A ceremonial route honouring Canada’s fallen has been inaugurated in Toronto after a determined three-year campaign by The Royal Canadian Legion.

A ceremonial route honouring Canada’s fallen has been inaugurated in Toronto after a determined three-year campaign by The Royal Canadian Legion.

Signs were unveiled on the city’s Bloor Street on June 7 by the mayor; Brigadier-General Jean Collin, commander of Land Force Central Area (the army in Ontario), and District D Chairman David Adamson on behalf of the city’s Legion branches.

The province of Ontario gave the honorary dual name of Highway of Heroes to a 170-kilometre stretch of Highway 401 in 2007 (Journal, November/December 2007). The move was in response to the emotional turnout by civilians along the bridges when motorcades pass bearing the bodies of fallen soldiers from Canadian Forces Base Trenton in eastern Ontario to the provincial coroner’s office in downtown Toronto.

Shortly afterwards, in May 2007, the Legion’s Fort York Branch in Toronto wrote to Toronto Mayor David Miller and asked him to follow the province’s lead and give the name Veterans Memorial Parkway to the city-owned Don Valley Parkway, which runs from the Highway of Heroes to the downtown area.

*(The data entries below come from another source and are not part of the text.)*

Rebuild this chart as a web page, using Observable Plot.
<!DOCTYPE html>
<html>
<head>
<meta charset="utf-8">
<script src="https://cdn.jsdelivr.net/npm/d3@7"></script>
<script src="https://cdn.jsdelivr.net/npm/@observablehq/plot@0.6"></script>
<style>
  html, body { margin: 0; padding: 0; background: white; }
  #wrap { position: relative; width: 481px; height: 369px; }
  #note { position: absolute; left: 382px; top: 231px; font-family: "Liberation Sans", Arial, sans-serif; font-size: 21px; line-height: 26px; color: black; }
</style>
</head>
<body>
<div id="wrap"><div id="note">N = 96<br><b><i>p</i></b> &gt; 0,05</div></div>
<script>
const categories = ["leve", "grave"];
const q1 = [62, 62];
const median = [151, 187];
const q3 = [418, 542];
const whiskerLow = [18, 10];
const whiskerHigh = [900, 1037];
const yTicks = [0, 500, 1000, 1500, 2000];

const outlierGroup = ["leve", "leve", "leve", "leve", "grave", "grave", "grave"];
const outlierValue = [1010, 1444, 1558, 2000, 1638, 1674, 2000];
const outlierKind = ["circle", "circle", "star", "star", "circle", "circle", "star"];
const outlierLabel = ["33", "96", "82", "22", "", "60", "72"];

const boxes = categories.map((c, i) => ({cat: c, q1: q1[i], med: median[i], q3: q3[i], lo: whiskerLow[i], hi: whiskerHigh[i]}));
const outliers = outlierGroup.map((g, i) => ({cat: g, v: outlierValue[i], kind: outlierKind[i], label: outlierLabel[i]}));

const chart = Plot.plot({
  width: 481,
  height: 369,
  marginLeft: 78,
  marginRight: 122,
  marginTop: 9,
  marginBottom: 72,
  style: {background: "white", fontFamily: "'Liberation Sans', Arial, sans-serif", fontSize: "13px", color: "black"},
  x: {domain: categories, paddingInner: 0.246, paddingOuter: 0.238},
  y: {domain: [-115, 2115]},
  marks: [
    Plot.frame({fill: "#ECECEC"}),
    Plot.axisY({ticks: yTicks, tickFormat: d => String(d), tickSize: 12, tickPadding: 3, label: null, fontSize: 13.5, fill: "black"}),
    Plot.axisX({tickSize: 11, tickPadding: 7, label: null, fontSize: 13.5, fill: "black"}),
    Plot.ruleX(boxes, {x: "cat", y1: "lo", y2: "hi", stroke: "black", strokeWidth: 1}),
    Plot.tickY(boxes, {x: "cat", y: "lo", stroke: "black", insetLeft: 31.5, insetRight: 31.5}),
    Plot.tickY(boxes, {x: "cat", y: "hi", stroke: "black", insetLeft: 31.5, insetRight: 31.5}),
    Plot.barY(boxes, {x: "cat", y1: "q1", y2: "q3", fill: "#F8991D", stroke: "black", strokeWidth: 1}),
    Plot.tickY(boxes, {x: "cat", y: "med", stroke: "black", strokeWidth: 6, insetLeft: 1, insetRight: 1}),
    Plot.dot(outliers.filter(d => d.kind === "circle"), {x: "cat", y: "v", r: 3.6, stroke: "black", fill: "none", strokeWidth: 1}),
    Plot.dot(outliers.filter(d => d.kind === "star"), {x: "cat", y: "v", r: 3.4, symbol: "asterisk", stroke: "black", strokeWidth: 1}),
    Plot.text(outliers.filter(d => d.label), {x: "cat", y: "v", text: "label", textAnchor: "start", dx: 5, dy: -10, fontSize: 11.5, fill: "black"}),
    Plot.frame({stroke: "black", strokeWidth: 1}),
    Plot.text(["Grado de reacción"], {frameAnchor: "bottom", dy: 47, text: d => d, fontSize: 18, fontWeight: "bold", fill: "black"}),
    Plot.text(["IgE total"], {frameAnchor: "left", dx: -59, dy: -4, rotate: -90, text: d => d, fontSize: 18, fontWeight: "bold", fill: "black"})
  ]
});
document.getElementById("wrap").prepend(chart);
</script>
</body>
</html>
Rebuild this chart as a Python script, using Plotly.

After months of delay, the request was denied on the grounds that renaming the parkway would create public confusion and legal difficulties.

But, undaunted, Fort York Branch persisted. It went to District D, which represents 9,000 Legion members in the city’s 28 branches, and asked for support. The result was a joint committee with District D, which went back to the mayor, this time asking that the Don Valley Parkway be granted the honorary dual-name of Parkway of Heroes.

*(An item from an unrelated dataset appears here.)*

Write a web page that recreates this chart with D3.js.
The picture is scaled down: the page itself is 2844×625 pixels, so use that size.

That request was met with resistance, followed by a frustrating series of meetings, letters, phone calls, e-mails and further delays but, in the end, Miller offered the Legion much more than it was asking for.

He said the city should do more than give a dual name to the Don Valley Parkway. He said the city would honour the fallen by giving a ceremonial name to the entire route taken by them within the city and suggested the name Route of Heroes.

Signs on the Don Valley Parkway now carry the Legion poppy and the words Route of Heroes and Lest We Forget. Street signs at major intersections along the route also carry the poppy and the words Route of Heroes.

“It has taken three years and it’s been frustrating,” said Marv Rich, a retired colonel who was president of Fort York Branch when the branch first approached the city about honouring the fallen. “But now we’ve got it, the Route of Heroes, and it’s worth all the effort we put into it. I’m proud of what we have achieved. It is appropriate.”

“I think it’s a good idea,” said Corporal Christopher Miller who has served in Afghanistan and was attending the unveiling. “Even though there’s still controversy about us being in Afghanistan, it shows the guys on the ground over there that they are still being supported by Canadians. And that’s the key, that’s what they need to know.”

Collin called the Route of Heroes an outstanding idea and an outstanding initiative. “In our darkest days and in our most difficult challenges in very inhospitable and harsh circumstances such as Afghanistan,” he said, “it helps to keep us going and it also helps our families.”

The city is now in the process of identifying about 100 streets named after veterans, all of which will be given new street signs with the Legion poppy on them in acknowledgement of the important role played by Canada’s military.